Written exercise>
Return the lines that follow, exactly as they appear, from the first through the one containing "plt.rcParams['font.weight'] = 'bold'"; no pictures are to be included.

Data shown>
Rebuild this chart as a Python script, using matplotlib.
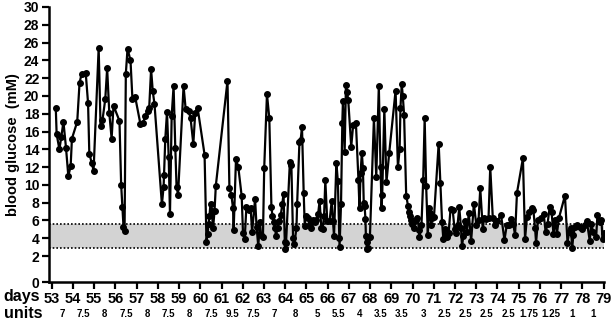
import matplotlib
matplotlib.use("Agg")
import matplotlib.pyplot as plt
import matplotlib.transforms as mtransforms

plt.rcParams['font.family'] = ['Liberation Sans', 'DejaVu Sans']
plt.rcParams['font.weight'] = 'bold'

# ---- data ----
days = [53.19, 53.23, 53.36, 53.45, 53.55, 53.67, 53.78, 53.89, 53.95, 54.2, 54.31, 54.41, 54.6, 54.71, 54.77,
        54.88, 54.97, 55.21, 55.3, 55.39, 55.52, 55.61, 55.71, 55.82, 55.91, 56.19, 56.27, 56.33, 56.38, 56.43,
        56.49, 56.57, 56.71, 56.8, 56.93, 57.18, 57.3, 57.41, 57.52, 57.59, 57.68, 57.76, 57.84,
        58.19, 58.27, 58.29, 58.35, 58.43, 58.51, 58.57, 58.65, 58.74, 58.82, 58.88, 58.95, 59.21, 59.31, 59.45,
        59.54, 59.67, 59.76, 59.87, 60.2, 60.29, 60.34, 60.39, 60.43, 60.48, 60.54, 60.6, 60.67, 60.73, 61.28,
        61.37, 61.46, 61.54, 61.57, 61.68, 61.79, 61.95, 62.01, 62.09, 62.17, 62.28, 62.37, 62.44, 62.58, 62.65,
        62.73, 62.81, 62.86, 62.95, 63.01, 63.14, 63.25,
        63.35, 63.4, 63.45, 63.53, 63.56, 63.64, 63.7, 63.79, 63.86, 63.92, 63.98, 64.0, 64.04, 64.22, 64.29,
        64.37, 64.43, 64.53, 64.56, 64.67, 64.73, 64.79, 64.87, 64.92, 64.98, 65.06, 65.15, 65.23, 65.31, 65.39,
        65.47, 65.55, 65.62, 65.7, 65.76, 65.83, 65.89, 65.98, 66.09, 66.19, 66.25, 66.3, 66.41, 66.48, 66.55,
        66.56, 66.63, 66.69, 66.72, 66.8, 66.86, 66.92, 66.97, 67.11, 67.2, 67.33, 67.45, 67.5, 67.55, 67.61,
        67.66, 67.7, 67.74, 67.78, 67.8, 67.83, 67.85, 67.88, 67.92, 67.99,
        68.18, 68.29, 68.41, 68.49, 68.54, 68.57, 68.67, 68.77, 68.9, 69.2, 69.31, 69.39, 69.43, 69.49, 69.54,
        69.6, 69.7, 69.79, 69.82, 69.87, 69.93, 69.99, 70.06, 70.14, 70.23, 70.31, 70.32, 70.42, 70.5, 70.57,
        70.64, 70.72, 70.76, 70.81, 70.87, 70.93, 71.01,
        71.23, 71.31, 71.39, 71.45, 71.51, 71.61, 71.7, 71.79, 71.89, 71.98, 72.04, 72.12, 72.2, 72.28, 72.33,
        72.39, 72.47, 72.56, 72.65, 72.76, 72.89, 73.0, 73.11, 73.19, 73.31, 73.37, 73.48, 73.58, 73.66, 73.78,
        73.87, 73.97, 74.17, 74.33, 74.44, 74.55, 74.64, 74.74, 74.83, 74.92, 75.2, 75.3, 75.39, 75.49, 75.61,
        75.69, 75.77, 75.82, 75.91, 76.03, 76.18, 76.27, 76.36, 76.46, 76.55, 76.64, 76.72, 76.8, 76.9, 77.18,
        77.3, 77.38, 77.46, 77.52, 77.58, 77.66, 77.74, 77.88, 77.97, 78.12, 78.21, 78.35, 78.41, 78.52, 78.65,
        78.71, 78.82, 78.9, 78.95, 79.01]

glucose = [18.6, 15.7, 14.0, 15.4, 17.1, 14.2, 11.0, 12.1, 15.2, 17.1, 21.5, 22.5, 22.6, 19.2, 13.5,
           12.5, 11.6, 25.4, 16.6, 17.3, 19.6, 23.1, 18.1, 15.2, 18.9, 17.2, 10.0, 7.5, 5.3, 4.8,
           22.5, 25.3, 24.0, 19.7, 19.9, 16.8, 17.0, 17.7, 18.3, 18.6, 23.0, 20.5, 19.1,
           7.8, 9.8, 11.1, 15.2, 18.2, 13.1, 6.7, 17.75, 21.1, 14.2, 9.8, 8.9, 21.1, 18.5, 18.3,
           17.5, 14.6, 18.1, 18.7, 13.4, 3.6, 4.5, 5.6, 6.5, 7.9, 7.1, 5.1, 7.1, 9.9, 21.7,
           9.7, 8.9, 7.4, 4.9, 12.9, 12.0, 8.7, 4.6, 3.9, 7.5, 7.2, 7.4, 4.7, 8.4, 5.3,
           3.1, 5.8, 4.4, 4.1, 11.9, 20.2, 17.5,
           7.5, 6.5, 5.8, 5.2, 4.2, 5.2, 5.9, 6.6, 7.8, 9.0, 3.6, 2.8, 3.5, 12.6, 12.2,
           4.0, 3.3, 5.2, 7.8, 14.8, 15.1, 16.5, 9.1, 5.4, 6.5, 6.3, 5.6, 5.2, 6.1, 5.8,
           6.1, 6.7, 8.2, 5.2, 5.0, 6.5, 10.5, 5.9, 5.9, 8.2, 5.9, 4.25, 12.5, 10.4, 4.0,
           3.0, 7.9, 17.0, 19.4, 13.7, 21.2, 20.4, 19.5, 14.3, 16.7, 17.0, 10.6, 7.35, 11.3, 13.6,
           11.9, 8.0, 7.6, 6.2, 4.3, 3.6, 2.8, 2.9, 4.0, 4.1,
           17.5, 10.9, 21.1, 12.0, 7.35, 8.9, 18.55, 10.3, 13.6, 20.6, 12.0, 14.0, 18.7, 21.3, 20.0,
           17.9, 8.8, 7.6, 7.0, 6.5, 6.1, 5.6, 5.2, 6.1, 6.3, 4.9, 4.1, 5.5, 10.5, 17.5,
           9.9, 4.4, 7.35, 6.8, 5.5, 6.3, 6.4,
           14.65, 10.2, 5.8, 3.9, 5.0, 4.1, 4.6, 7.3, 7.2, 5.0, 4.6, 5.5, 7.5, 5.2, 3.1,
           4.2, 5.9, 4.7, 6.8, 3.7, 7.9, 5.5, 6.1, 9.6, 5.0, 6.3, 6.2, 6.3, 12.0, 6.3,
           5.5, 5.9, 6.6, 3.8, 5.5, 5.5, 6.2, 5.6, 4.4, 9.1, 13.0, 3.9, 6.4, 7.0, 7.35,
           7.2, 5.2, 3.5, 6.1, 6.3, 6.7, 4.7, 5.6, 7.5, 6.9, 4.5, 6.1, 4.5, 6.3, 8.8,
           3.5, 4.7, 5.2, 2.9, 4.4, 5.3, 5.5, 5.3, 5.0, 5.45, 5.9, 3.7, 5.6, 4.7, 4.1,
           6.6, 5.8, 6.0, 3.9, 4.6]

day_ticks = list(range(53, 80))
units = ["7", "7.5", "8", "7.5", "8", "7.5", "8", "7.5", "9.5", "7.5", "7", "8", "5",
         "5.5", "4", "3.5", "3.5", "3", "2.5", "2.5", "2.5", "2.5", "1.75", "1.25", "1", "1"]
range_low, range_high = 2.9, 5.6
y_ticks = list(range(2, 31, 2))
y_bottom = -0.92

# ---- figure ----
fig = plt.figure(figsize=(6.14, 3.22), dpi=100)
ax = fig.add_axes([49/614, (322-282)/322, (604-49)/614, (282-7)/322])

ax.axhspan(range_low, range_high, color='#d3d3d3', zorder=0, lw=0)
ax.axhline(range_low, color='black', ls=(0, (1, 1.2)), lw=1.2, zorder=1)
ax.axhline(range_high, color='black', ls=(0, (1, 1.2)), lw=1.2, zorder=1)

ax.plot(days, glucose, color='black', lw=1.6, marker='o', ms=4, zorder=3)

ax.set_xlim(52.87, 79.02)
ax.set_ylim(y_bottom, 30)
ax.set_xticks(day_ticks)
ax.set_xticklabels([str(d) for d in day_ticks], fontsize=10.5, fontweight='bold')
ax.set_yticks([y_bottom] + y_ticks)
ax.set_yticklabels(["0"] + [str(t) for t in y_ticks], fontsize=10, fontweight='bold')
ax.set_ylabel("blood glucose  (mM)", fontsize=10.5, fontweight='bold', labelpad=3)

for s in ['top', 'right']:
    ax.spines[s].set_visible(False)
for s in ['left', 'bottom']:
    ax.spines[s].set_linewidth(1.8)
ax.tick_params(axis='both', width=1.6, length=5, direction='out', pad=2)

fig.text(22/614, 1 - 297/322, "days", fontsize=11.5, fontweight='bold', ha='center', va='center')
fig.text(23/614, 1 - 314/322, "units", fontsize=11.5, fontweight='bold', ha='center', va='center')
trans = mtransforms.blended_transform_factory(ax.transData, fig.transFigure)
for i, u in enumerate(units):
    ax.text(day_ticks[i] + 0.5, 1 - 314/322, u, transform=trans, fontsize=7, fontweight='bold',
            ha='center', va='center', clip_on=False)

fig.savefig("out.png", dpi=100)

Response for this exercise>
Rebuild this chart as a Python script, using matplotlib.
import matplotlib
matplotlib.use("Agg")
import matplotlib.pyplot as plt
import matplotlib.transforms as mtransforms

plt.rcParams['font.family'] = ['Liberation Sans', 'DejaVu Sans']
plt.rcParams['font.weight'] = 'bold'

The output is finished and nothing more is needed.